Sunrise Mine tour hosts 300 visitors

SUNRISE – The town of Sunrise, known as a ghost town to most people in southeastern Wyoming was flooded last week with a flurry of activity.

On June 24, Sunrise had archaeologists George and Geri Zeimens working at the world heritage dig site where over 12,000 Covis man artifacts have been unearthed, a talk and tour given by Sunrise owner John Voight.

“The Sunrise Tour was hosted to Benefit Sunrise Historic and Prehistoric Society,” Geri Zeimans said. “It was a huge success and what a beautiful day it was. There were approximately 300 persons attending the event.  A wonderful lunch was provided by Miners and Stockman’s .”

 

Lunch was provided in the YMCA prior to the tour which came at a price of $15 for lunch, was not included in admission to the tour. On Saturday evening Miners and Stockman’s provided a Mine Tour special of prime rib dinner available in addition to their regular menu.

 

“John Voight opened the tour, entertaining and educating the crowd about the history, past, present and future of Sunrise,” Zeimens said. “Archeologist and  principal Investigator, George Zeimens advised the crowd of all the exciting Prehistoric and Historic  things happening at Sunrise including the discovery of artifacts from an early man date of 14,000 years old.

 

“The town and industrial tour was led by John Voight and past residents of Sunrise, Kathy Troupe and Ray Mansoldo.  A new building was opened this year. It was the boiler room that heated the YMCA, administration building and some industrial buildings. The YMC had several new displays which included a surveying instrument that did a lot of surveying at Sunrise.”

 

The Sunrise web site can be visted by going to  www.shapps.org and Facebook at sunrisehistoricandprehistoricpreservationsociety.com for more information. SHAPPS is participating in Wyoming Gives on July 12.  For every dollar you give Wyoming Gives for Sunrise Historic and Prehistoric Preservation Society sponsors donate a dollar.  This is only July 12th for 24 hours.  
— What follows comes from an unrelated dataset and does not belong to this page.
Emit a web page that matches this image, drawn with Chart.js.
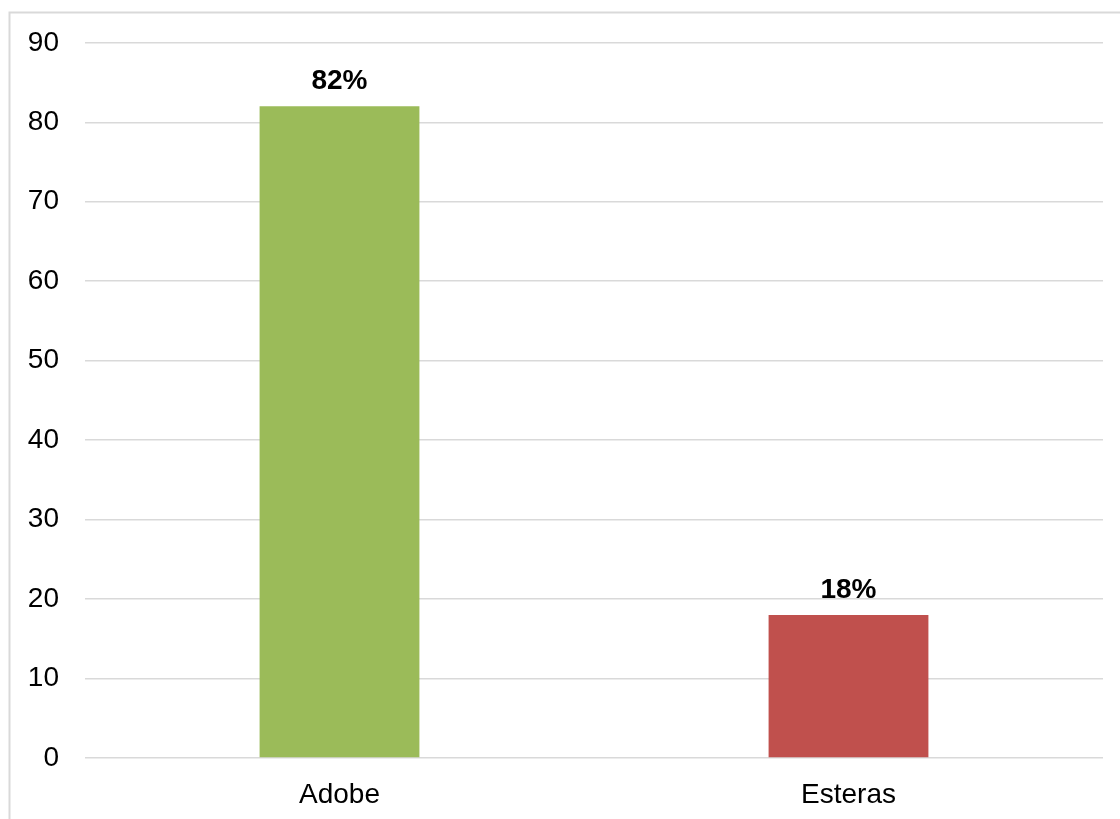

“Please help us support our organizational mission/vision  "To Preserve, Protect,  Study and Share the History and Prehistory of Sunrise Wyoming and its surrounding areas,” Zeimens said.

 

For more information contact Geri Zeimens  at [email protected] or call 307 575 0333.

 

“I think it’s so amazing that John would be willing to preserve history on a place he wouldn’t have to, but he’s choosing to do that and keeping the integrity,” Jeremy Haroldson, District 4 Representative said. “This is a diamond in the rough that needs to definitely be grabbed and polished. I am a high functioner and I would be overwhelmed by what John has taken on. I think there is so much potential. I think we have a place that people would drive from many states to come see.”
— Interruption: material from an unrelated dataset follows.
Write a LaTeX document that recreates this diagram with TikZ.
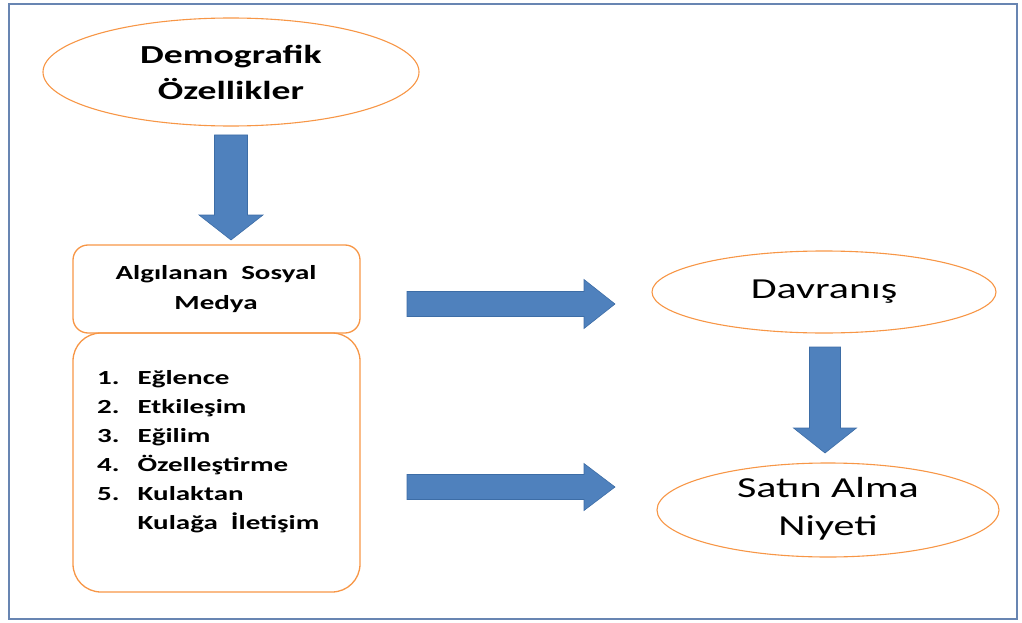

The Sunrise YMCA, originally built in 1917 by John D. Rockefeller Jr. is undergoing some renovations that will help to restore and repurpose the old building as a museum for the thousands of artifacts that have been discovered in a four-year archaeological excavation at the now defunct Sunrise iron mine.

 

Voight came with a very special vision came to the rescue. Now, some people will rescue dogs, others horses, andeven people. The town, north of the metropolis of Hartville which has 62 people living in it. That is 61 people more than the town of Sunrise.

 

There have been renovations here and there as Voight took on the project not knowing exactly what to do with it. He did know that he just couldn’t pass up the opportunity. It was almost as if the echoes of the past were calling his name and crying not to be forgotten.

 

The land began to yield up its treasures in the form of thousands of Clovis artifacts. Today, it is not a ghost town, although it is said to be inhabited by one ghost.

The long-forgotten town is beginning to be recognized as a major community of current vision, ancient history and dedicated research.

The entire town was purchased and is currently owned by Voight.

“So, it all began by the fact that I knew the prior owner,” Voight said. “It was in the 1990s and I was working a historic property downtown Cheyenne. I had several buildings down there and having good luck working some old projects, and I loved it because it gave me the chance to work old buildings, update them a little bit and get them productive again.”

It was there that Voight who was born in Wheatland and raised on a ranch in Chugwater, met the man who inherited not only some old buildings in Cheyenne, but also the entire town of Sunrise from his father.

“Having grown up in this area, 60 miles south of here, not knowing about Sunrise; that intrigued me,” he said. “So, I came up and visited the place in the late 1990s for the first time in my life. It still amazes me to this day why we never talked about Sunrise. In fact, I can never remember it coming up in history class or social studies class. And here was this very large consequential mine; one of the largest iron mines west of the Mississippi, so close by and we didn’t know about it.”

At one point, Voight evaluated his age and began to wonder if perhaps his vision would outlive him. There was only so much one man could do with limited funding. Especially in the restoration of an entire town.